Pas besoin cependant d’aller chercher aussi loin pour se convaincre des effets bénéfiques de l’art, notamment contre le cancer. Résidente à Prilly, dans l’Ouest lausannois, Corinne Schäfer fabrique des colliers avec du verre de Murano, qu’elle travaille au chalumeau. « C’est ma bulle », dit cette ancienne assistante de 73 ans qui s’adonne à ce loisir depuis deux décennies. En 2020, 25 ans après une première tumeur au sein, la maladie réapparaît. La nouvelle l’ébranle, mais elle garde une distance et trouve refuge dans son atelier de Corseaux, près de Vevey, où elle va trois fois par semaine : « Quand je retrouve mon verre et mon petit monde fermé, je me sens protégée », dit la retraitée, que la situation a même « boostée » au point de se laisser aller, selon ses termes, « dans la déconnade ». En plus des perles, elle crée de multiples galets de verre en forme d’yeux : « J’ai commencé à les coller sur des morceaux de bois. Les gens se sont mis à rire autour de moi. Et finalement, c’était le but. »

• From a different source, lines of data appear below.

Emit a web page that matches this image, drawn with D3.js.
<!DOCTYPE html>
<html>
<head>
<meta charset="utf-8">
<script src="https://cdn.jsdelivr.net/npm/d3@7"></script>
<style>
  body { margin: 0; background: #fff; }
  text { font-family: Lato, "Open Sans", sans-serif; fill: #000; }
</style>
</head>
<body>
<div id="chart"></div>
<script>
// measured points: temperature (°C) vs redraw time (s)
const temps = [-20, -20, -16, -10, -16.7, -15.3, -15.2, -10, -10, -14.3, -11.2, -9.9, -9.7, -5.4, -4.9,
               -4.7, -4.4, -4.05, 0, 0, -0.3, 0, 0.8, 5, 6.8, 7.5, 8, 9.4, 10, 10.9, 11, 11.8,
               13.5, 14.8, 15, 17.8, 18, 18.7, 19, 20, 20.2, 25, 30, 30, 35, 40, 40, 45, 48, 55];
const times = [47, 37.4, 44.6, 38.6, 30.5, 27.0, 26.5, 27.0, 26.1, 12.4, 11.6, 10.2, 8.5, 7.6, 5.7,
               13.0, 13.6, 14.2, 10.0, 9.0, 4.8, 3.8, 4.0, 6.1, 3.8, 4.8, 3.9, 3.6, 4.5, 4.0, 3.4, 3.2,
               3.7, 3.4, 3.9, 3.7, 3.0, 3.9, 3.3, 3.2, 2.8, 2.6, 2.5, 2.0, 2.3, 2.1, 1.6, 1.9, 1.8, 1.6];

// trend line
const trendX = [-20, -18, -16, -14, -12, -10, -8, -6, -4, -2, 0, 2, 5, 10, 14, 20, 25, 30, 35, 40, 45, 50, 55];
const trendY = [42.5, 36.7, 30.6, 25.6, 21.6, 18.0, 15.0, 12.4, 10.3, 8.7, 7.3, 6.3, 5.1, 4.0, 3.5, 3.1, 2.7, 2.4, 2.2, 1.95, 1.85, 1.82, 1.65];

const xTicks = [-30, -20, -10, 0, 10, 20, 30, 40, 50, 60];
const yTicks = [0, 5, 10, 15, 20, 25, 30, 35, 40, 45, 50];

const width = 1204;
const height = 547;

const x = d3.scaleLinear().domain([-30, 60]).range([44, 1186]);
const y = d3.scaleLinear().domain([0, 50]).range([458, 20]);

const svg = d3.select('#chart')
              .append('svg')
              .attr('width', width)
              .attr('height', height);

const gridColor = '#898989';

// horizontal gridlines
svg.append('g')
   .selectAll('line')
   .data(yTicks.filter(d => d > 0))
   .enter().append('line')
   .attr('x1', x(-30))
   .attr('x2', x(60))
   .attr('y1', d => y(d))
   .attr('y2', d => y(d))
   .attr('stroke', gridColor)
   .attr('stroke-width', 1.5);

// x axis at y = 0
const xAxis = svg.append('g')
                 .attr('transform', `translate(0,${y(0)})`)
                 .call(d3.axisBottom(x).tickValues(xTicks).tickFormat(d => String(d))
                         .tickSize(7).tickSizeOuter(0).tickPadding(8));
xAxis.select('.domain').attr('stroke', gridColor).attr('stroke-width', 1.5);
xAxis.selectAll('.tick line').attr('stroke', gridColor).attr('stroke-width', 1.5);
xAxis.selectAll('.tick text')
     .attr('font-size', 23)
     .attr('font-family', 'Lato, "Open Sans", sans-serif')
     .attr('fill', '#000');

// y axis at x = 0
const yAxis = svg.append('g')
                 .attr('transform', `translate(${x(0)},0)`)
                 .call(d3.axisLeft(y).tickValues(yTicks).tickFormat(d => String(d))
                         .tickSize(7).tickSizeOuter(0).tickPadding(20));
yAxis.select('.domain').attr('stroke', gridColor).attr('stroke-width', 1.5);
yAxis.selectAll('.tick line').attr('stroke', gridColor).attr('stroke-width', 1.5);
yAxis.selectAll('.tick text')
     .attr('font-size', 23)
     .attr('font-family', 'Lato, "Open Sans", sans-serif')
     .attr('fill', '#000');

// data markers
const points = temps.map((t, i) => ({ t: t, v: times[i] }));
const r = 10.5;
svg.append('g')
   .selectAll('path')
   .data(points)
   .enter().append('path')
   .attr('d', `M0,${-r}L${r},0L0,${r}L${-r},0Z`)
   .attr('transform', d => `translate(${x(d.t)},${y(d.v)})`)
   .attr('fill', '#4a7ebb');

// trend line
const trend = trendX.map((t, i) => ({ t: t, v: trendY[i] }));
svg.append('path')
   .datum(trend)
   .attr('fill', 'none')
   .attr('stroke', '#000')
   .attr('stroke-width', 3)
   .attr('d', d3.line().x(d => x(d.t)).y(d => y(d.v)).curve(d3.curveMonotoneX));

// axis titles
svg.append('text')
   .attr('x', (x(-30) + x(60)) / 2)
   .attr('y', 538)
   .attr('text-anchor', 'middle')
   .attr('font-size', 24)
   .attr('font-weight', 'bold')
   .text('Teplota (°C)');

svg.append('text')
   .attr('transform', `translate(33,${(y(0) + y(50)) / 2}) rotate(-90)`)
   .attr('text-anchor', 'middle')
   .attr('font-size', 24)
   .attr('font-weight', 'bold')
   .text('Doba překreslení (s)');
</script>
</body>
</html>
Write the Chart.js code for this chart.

CRÉER POUR DÉCANTER LA DOULEUR

Cette dimension émotionnelle et sociale, que l’art favorise lorsqu’on le pratique ou le fréquente, rejoint l’expérience de la Lausannoise Maricel Marin-Kuan. Atteinte par un cancer du sein à 36 ans, elle commence par se révolter contre le vide relationnel dans lequel nous laisse le système de santé. Puis en 2013, avec la Coalition Europa Donna dont elle est devenue la responsable en Suisse romande, elle conçoit un « agenda » intitulé « Ma boussole ». Destiné aux femmes atteintes de la maladie, la brochure sert à la fois de mémo de ressources et d’instrument de partage. Des témoignages, des recommandations et des astuces personnelles y défilent. L’ouvrage est illustré par les oeuvres intensément colorées d’une artiste colombienne, Malu Pulgarin. Et au sein de chaque chapitre, parmi différents thèmes, celui de la créativité est omniprésent. « J’ai intégré l’art dans l’agenda dans une perspective d’ensemble », dit la Colombienne, qui a également initié un atelier annuel d’art-thérapie. Des groupes de femmes y ont créé des matriochkas, ces poupées russes qui symbolisent une intériorité multiple qu’on découvre couche après couche. Le travail artistique était suivi de moments d’échanges, où chacune pouvait exprimer sa douleur et prendre conscience de ses ressources intérieures : « L’art n’a pas seulement à voir avec la beauté, il sert aussi à montrer la douleur », dit Maricel Marin-Kuan, qui place la création au même niveau que l’activité physique, dont les bienfaits sur le système immunitaire sont aujourd’hui connus. « Faire de la peinture ou de la céramique, par exemple, permet de décanter la douleur. On sort alors d’un état de souffrance chronique et on devient plus forte. »

UN ART À MULTIPLES BIENFAITS

« Je travaillais déjà le verre bien avant la maladie, mais ces derniers temps, j’ai réalisé que c’était plus qu’un loisir », dit Corinne Schäfer. « Quand je tiens mon chalumeau, je ne pense à rien. Mon cerveau se vide. Et au bout d’un moment, si je regarde ma montre, je me rends compte que trois heures ont passé sans que je les voie. » L’artisane en verrerie décrit là une fonction supplémentaire de l’art, celle de nous plonger dans un état de méditation qui permet d’oublier, de s’échapper, de se pacifier. Sans doute Pierre Lemarquis parlerait-il ici de la mélatonine, qui exerce un effet d’hypnose et permet de passer des nuits sereines. De la force, de l’amour, du plaisir, de la paix et finalement, un bon sommeil... Décidément, quel bienfait les arts ne dispensent-ils pas ?

Pierre-Louis Chantre

L’Art qui guérit, Pierre Lemarquis, préface de Boris Cyrulnik, éditions Hazan, 2020.
Illustration inspirée librement du tableau La Danse d’Henri Matisse, réalisé en 1910.